### Prompt
Wherever "with" appears in a line, copy that line.

### Data in this exercise

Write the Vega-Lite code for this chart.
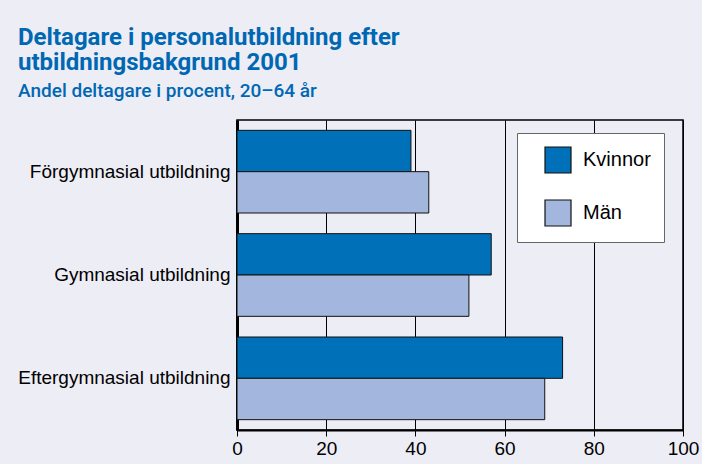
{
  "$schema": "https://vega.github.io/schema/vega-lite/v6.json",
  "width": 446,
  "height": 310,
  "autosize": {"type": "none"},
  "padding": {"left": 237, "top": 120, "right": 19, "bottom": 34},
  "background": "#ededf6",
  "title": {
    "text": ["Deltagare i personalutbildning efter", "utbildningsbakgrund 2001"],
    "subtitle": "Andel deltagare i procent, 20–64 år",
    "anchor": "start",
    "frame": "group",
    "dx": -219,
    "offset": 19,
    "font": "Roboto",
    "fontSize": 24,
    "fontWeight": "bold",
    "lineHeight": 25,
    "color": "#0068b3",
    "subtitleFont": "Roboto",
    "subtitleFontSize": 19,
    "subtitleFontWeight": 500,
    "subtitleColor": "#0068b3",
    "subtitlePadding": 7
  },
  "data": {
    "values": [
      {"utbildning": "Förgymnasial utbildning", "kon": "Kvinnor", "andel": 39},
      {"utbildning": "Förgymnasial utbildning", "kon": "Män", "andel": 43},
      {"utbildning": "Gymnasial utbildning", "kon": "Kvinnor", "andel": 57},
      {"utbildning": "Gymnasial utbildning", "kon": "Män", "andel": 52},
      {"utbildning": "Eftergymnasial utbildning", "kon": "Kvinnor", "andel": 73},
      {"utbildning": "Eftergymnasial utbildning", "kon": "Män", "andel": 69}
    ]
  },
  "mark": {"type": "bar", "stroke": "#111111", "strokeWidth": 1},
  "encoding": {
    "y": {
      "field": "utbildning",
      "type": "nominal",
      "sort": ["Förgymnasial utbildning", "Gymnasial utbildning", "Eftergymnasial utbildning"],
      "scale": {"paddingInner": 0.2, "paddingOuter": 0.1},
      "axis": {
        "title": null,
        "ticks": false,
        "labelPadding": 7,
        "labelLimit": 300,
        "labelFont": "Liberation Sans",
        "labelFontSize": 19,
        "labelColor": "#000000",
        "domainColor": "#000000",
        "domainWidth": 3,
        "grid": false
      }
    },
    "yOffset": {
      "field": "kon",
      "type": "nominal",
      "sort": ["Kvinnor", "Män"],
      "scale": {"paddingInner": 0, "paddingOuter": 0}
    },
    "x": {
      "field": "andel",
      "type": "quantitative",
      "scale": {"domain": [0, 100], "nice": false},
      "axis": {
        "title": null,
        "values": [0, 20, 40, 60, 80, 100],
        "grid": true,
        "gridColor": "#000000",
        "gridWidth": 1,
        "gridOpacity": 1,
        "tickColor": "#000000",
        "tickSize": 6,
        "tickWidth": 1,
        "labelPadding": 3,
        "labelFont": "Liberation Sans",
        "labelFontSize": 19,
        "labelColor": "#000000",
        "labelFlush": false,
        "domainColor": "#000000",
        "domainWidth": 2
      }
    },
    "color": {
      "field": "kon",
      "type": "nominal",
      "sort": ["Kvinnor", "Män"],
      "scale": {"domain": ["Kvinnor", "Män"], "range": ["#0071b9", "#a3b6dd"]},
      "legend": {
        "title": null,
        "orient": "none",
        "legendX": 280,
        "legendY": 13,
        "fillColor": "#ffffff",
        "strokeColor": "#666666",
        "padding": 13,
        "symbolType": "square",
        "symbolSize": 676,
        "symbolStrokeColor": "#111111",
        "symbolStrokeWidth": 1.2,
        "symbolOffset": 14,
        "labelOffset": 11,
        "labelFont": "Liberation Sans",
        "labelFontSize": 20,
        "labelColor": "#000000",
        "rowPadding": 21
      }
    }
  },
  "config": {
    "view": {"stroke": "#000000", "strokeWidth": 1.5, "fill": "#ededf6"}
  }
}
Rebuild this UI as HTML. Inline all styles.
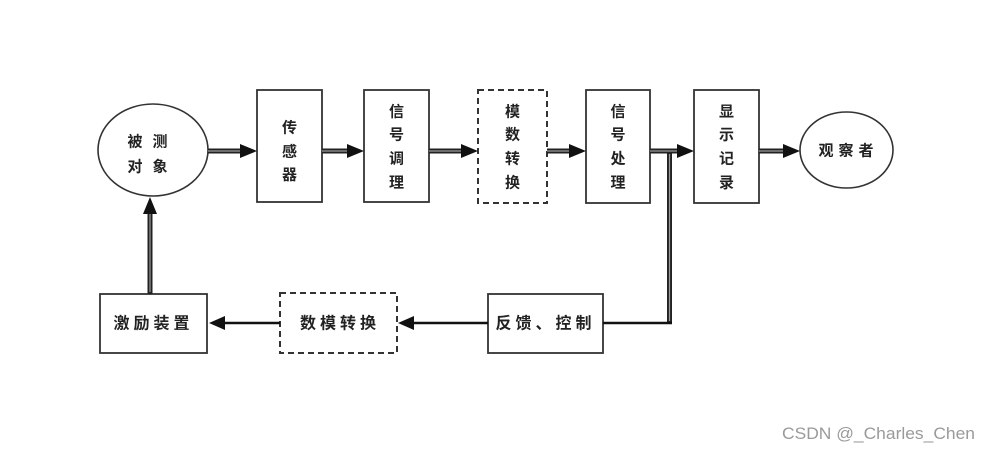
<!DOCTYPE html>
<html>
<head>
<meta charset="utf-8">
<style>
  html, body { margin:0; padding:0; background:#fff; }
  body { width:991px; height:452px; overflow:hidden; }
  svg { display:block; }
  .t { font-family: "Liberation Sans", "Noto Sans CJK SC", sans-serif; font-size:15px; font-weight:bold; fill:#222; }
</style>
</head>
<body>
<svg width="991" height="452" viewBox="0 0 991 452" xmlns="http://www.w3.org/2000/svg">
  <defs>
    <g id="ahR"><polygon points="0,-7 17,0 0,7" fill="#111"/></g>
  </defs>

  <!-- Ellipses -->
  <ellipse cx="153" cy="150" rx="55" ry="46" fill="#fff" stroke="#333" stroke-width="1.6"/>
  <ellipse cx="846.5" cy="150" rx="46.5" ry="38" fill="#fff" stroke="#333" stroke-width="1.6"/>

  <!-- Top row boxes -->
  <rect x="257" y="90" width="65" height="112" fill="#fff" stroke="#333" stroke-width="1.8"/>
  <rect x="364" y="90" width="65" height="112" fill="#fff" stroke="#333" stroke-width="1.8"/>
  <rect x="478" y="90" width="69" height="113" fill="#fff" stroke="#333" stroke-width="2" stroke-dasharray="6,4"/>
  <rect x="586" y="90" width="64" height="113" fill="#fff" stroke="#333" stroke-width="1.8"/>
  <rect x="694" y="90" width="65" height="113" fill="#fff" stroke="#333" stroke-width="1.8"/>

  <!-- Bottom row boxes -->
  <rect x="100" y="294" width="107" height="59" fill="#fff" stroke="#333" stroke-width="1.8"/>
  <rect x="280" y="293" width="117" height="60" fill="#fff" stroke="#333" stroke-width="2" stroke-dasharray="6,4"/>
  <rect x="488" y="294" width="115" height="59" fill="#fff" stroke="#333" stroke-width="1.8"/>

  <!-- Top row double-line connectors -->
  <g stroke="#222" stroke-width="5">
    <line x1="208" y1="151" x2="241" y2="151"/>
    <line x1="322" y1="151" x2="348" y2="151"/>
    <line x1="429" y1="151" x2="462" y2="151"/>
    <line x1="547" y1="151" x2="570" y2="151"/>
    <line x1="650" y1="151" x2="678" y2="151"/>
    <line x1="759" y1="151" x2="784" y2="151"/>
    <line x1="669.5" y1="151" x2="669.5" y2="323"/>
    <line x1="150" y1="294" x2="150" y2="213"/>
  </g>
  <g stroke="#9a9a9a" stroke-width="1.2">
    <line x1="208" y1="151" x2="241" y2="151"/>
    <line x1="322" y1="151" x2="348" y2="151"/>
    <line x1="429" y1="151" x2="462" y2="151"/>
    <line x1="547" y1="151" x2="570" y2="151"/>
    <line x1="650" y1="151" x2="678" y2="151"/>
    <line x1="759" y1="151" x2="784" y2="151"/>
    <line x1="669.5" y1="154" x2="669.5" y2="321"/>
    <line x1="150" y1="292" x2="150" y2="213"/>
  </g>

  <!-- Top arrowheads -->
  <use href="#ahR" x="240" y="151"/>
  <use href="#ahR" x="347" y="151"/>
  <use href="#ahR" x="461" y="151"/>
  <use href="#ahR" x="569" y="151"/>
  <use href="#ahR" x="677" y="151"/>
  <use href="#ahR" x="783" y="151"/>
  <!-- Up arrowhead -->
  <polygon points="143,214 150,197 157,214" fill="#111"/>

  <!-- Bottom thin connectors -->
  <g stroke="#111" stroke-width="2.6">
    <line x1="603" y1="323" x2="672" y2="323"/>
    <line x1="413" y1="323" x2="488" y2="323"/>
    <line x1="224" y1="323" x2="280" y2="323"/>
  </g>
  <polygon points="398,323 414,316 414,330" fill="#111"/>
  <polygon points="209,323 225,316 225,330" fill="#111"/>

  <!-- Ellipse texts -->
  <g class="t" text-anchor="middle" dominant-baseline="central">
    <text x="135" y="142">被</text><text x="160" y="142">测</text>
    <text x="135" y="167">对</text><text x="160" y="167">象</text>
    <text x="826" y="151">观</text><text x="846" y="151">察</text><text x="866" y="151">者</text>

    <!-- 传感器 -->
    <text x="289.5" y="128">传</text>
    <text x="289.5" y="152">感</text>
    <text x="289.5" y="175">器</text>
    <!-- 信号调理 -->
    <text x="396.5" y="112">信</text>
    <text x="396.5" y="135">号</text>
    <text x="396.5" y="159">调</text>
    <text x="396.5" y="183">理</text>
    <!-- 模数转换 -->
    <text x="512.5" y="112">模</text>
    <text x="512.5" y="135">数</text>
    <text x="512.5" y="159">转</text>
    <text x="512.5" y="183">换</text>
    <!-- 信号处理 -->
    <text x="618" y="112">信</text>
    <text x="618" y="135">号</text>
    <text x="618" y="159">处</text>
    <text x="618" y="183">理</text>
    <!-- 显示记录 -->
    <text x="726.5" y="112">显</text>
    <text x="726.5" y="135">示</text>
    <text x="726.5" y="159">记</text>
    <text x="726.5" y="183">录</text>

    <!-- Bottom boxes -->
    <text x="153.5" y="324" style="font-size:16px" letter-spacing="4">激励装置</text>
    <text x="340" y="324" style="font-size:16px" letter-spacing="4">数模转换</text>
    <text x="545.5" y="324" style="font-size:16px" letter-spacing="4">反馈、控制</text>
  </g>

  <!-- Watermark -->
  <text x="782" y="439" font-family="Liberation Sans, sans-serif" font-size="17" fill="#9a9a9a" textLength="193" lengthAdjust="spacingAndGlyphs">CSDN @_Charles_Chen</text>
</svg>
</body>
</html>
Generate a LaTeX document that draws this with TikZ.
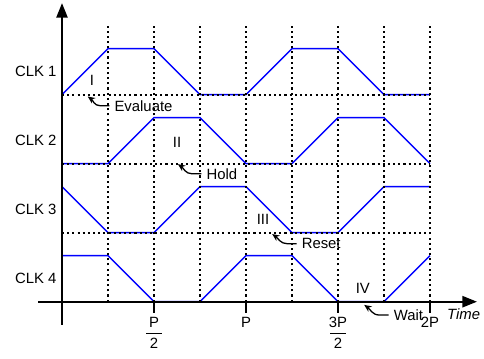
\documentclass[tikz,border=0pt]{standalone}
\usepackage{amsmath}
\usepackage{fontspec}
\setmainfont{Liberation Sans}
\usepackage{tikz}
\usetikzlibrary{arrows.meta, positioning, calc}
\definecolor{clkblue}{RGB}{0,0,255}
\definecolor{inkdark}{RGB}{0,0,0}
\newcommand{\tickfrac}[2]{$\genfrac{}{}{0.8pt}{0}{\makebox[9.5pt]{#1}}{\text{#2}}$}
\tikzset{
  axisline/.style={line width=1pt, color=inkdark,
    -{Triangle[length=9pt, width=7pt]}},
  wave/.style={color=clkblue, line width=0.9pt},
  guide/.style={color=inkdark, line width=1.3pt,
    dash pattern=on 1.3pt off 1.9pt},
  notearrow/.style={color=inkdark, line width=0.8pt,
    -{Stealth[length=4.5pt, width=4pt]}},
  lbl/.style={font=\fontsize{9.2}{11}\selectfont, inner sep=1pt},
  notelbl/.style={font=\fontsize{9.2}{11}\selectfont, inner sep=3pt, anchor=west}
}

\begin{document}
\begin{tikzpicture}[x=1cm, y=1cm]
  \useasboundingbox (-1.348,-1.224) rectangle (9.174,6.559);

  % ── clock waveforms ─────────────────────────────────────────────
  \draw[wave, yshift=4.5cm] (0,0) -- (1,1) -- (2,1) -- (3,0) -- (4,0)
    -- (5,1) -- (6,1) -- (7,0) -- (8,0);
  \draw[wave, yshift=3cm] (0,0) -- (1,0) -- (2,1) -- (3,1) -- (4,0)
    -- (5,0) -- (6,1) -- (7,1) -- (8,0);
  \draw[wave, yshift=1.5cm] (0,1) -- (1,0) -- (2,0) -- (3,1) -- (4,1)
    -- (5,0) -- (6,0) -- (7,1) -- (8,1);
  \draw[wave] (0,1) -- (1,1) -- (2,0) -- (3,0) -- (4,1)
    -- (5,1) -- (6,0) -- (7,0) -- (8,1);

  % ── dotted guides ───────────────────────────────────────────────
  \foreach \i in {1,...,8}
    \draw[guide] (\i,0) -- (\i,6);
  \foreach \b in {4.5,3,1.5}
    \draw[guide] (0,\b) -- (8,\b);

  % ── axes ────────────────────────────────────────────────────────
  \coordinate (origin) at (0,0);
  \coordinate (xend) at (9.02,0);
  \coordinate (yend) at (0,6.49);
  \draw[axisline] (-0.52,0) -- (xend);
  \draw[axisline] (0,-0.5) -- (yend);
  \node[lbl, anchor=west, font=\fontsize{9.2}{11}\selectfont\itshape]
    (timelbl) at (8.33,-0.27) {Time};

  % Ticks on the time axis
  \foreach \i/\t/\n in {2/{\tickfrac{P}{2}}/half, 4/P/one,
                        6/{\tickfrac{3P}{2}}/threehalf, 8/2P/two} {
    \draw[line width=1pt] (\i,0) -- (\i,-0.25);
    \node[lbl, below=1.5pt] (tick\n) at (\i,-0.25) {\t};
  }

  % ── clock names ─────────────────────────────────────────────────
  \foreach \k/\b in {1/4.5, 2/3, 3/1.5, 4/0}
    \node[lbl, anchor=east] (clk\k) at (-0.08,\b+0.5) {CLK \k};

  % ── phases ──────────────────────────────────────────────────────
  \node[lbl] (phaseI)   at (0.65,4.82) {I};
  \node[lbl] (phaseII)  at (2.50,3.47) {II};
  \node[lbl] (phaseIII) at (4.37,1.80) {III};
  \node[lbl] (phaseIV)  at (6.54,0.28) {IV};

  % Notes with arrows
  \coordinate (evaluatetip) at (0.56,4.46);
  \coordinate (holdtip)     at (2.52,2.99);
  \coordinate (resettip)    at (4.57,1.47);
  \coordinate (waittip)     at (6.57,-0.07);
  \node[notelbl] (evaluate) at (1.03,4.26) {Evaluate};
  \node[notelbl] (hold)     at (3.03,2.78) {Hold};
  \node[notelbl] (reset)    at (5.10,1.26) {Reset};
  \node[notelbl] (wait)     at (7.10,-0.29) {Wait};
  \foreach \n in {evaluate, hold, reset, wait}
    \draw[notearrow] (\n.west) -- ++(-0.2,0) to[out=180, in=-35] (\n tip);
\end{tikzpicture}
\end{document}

### Correct result
Generate a LaTeX document that draws this with TikZ.
  % Notes with arrows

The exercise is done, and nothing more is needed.